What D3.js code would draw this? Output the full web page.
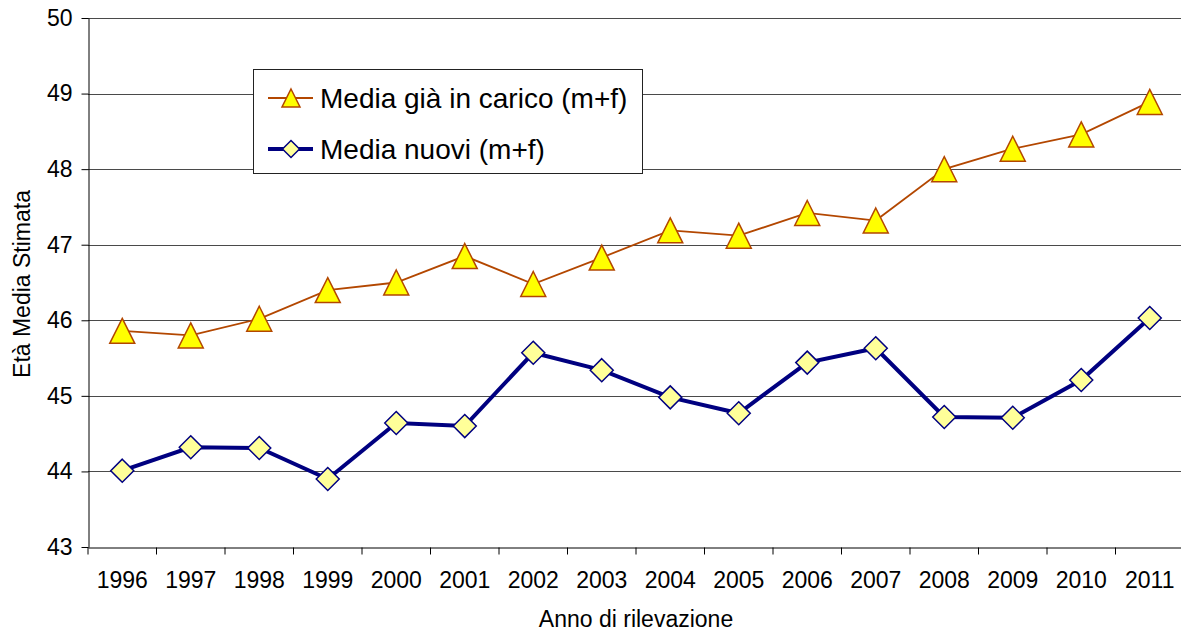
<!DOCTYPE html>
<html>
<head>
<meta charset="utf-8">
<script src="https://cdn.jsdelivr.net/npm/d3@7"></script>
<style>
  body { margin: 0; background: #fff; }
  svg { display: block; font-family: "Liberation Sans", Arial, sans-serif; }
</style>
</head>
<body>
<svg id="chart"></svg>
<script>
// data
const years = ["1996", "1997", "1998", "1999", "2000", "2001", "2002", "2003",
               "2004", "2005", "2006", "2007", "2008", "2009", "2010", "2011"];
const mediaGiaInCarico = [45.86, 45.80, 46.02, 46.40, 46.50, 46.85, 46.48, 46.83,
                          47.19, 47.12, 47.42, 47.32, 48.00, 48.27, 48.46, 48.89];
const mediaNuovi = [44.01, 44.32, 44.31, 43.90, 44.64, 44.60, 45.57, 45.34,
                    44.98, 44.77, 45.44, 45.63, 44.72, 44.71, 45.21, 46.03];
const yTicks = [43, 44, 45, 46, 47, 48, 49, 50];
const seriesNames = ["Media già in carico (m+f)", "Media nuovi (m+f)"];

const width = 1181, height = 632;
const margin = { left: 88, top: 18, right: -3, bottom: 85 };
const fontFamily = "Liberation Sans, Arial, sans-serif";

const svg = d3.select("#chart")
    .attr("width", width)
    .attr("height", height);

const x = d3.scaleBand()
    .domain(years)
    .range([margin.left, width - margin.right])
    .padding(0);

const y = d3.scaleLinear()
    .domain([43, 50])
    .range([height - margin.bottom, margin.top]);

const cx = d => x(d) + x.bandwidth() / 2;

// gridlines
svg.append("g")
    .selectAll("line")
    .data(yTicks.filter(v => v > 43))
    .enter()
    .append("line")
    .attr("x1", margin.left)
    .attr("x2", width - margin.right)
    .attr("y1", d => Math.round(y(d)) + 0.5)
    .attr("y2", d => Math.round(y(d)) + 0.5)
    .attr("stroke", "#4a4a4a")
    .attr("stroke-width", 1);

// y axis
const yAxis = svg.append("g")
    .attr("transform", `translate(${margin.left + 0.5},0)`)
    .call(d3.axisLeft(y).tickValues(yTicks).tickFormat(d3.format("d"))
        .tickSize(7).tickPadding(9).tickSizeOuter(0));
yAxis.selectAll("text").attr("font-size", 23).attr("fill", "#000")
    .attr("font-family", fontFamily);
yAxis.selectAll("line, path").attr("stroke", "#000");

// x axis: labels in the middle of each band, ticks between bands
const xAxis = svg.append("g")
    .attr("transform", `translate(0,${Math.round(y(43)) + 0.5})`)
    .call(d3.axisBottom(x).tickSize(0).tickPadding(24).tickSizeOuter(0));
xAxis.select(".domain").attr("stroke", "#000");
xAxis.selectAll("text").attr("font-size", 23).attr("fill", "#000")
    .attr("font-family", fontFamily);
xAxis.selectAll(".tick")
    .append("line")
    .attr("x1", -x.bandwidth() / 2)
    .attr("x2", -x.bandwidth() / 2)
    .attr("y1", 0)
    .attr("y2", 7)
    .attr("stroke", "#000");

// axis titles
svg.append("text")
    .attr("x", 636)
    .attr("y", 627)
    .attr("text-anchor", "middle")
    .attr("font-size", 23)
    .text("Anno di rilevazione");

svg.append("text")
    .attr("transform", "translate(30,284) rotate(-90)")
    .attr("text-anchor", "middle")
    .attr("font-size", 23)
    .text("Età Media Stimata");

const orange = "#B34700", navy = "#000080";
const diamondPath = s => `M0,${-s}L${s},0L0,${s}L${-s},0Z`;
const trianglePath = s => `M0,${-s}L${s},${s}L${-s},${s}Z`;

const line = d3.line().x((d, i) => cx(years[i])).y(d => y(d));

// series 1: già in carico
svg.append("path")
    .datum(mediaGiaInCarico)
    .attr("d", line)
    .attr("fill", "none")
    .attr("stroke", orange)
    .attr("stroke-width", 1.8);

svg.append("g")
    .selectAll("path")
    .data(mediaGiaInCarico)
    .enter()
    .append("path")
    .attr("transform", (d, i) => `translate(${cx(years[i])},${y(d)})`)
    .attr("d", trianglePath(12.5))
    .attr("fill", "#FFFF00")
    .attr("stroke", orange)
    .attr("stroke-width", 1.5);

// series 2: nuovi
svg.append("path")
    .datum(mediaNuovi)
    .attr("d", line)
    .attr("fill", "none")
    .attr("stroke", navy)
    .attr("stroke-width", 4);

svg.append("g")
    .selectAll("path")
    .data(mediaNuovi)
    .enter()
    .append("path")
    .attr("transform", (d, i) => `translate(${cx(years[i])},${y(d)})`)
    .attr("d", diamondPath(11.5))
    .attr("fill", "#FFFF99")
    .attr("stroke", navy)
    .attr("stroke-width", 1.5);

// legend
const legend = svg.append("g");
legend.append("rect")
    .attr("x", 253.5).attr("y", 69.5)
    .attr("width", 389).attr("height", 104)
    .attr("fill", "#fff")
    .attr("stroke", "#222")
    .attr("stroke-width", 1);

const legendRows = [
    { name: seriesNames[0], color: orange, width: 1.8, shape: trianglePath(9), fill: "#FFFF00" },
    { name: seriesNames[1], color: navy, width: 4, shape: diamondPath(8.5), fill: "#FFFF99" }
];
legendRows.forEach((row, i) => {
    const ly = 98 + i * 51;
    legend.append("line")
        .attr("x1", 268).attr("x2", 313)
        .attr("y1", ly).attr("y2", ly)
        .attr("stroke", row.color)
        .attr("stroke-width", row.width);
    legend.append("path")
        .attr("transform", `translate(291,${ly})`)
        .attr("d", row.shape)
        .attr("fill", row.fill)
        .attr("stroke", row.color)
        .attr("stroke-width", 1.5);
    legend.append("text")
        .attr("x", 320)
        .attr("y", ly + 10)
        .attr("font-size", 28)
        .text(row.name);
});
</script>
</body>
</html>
^^^^
Written task:
Transcribe the material exactly, and leave out whatever pictures it holds.

Solution for this task:
What D3.js code would draw this? Output the full web page.
<!DOCTYPE html>
<html>
<head>
<meta charset="utf-8">
<script src="https://cdn.jsdelivr.net/npm/d3@7"></script>
<style>
  body { margin: 0; background: #fff; }
  svg { display: block; font-family: "Liberation Sans", Arial, sans-serif; }
</style>
</head>
<body>
<svg id="chart"></svg>
<script>
// data
const years = ["1996", "1997", "1998", "1999", "2000", "2001", "2002", "2003",
               "2004", "2005", "2006", "2007", "2008", "2009", "2010", "2011"];
const mediaGiaInCarico = [45.86, 45.80, 46.02, 46.40, 46.50, 46.85, 46.48, 46.83,
                          47.19, 47.12, 47.42, 47.32, 48.00, 48.27, 48.46, 48.89];
const mediaNuovi = [44.01, 44.32, 44.31, 43.90, 44.64, 44.60, 45.57, 45.34,
                    44.98, 44.77, 45.44, 45.63, 44.72, 44.71, 45.21, 46.03];
const yTicks = [43, 44, 45, 46, 47, 48, 49, 50];
const seriesNames = ["Media già in carico (m+f)", "Media nuovi (m+f)"];

const width = 1181, height = 632;
const margin = { left: 88, top: 18, right: -3, bottom: 85 };
const fontFamily = "Liberation Sans, Arial, sans-serif";

const svg = d3.select("#chart")
    .attr("width", width)
    .attr("height", height);

const x = d3.scaleBand()
    .domain(years)
    .range([margin.left, width - margin.right])
    .padding(0);

const y = d3.scaleLinear()
    .domain([43, 50])
    .range([height - margin.bottom, margin.top]);

const cx = d => x(d) + x.bandwidth() / 2;

// gridlines
svg.append("g")
    .selectAll("line")
    .data(yTicks.filter(v => v > 43))
    .enter()
    .append("line")
    .attr("x1", margin.left)
    .attr("x2", width - margin.right)
    .attr("y1", d => Math.round(y(d)) + 0.5)
    .attr("y2", d => Math.round(y(d)) + 0.5)
    .attr("stroke", "#4a4a4a")
    .attr("stroke-width", 1);

// y axis
const yAxis = svg.append("g")
    .attr("transform", `translate(${margin.left + 0.5},0)`)
    .call(d3.axisLeft(y).tickValues(yTicks).tickFormat(d3.format("d"))
        .tickSize(7).tickPadding(9).tickSizeOuter(0));
yAxis.selectAll("text").attr("font-size", 23).attr("fill", "#000")
    .attr("font-family", fontFamily);
yAxis.selectAll("line, path").attr("stroke", "#000");

// x axis: labels in the middle of each band, ticks between bands
const xAxis = svg.append("g")
    .attr("transform", `translate(0,${Math.round(y(43)) + 0.5})`)
    .call(d3.axisBottom(x).tickSize(0).tickPadding(24).tickSizeOuter(0));
xAxis.select(".domain").attr("stroke", "#000");
xAxis.selectAll("text").attr("font-size", 23).attr("fill", "#000")
    .attr("font-family", fontFamily);
xAxis.selectAll(".tick")
    .append("line")
    .attr("x1", -x.bandwidth() / 2)
    .attr("x2", -x.bandwidth() / 2)
    .attr("y1", 0)
    .attr("y2", 7)
    .attr("stroke", "#000");

// axis titles
svg.append("text")
    .attr("x", 636)
    .attr("y", 627)
    .attr("text-anchor", "middle")
    .attr("font-size", 23)
    .text("Anno di rilevazione");

svg.append("text")
    .attr("transform", "translate(30,284) rotate(-90)")
    .attr("text-anchor", "middle")
    .attr("font-size", 23)
    .text("Età Media Stimata");

const orange = "#B34700", navy = "#000080";
const diamondPath = s => `M0,${-s}L${s},0L0,${s}L${-s},0Z`;
const trianglePath = s => `M0,${-s}L${s},${s}L${-s},${s}Z`;

const line = d3.line().x((d, i) => cx(years[i])).y(d => y(d));

// series 1: già in carico
svg.append("path")
    .datum(mediaGiaInCarico)
    .attr("d", line)
    .attr("fill", "none")
    .attr("stroke", orange)
    .attr("stroke-width", 1.8);

svg.append("g")
    .selectAll("path")
    .data(mediaGiaInCarico)
    .enter()
    .append("path")
    .attr("transform", (d, i) => `translate(${cx(years[i])},${y(d)})`)
    .attr("d", trianglePath(12.5))
    .attr("fill", "#FFFF00")
    .attr("stroke", orange)
    .attr("stroke-width", 1.5);

// series 2: nuovi
svg.append("path")
    .datum(mediaNuovi)
    .attr("d", line)
    .attr("fill", "none")
    .attr("stroke", navy)
    .attr("stroke-width", 4);

svg.append("g")
    .selectAll("path")
    .data(mediaNuovi)
    .enter()
    .append("path")
    .attr("transform", (d, i) => `translate(${cx(years[i])},${y(d)})`)
    .attr("d", diamondPath(11.5))
    .attr("fill", "#FFFF99")
    .attr("stroke", navy)
    .attr("stroke-width", 1.5);

// legend
const legend = svg.append("g");
legend.append("rect")
    .attr("x", 253.5).attr("y", 69.5)
    .attr("width", 389).attr("height", 104)
    .attr("fill", "#fff")
    .attr("stroke", "#222")
    .attr("stroke-width", 1);

const legendRows = [
    { name: seriesNames[0], color: orange, width: 1.8, shape: trianglePath(9), fill: "#FFFF00" },
    { name: seriesNames[1], color: navy, width: 4, shape: diamondPath(8.5), fill: "#FFFF99" }
];
legendRows.forEach((row, i) => {
    const ly = 98 + i * 51;
    legend.append("line")
        .attr("x1", 268).attr("x2", 313)
        .attr("y1", ly).attr("y2", ly)
        .attr("stroke", row.color)
        .attr("stroke-width", row.width);
    legend.append("path")
        .attr("transform", `translate(291,${ly})`)
        .attr("d", row.shape)
        .attr("fill", row.fill)
        .attr("stroke", row.color)
        .attr("stroke-width", 1.5);
    legend.append("text")
        .attr("x", 320)
        .attr("y", ly + 10)
        .attr("font-size", 28)
        .text(row.name);
});
</script>
</body>
</html>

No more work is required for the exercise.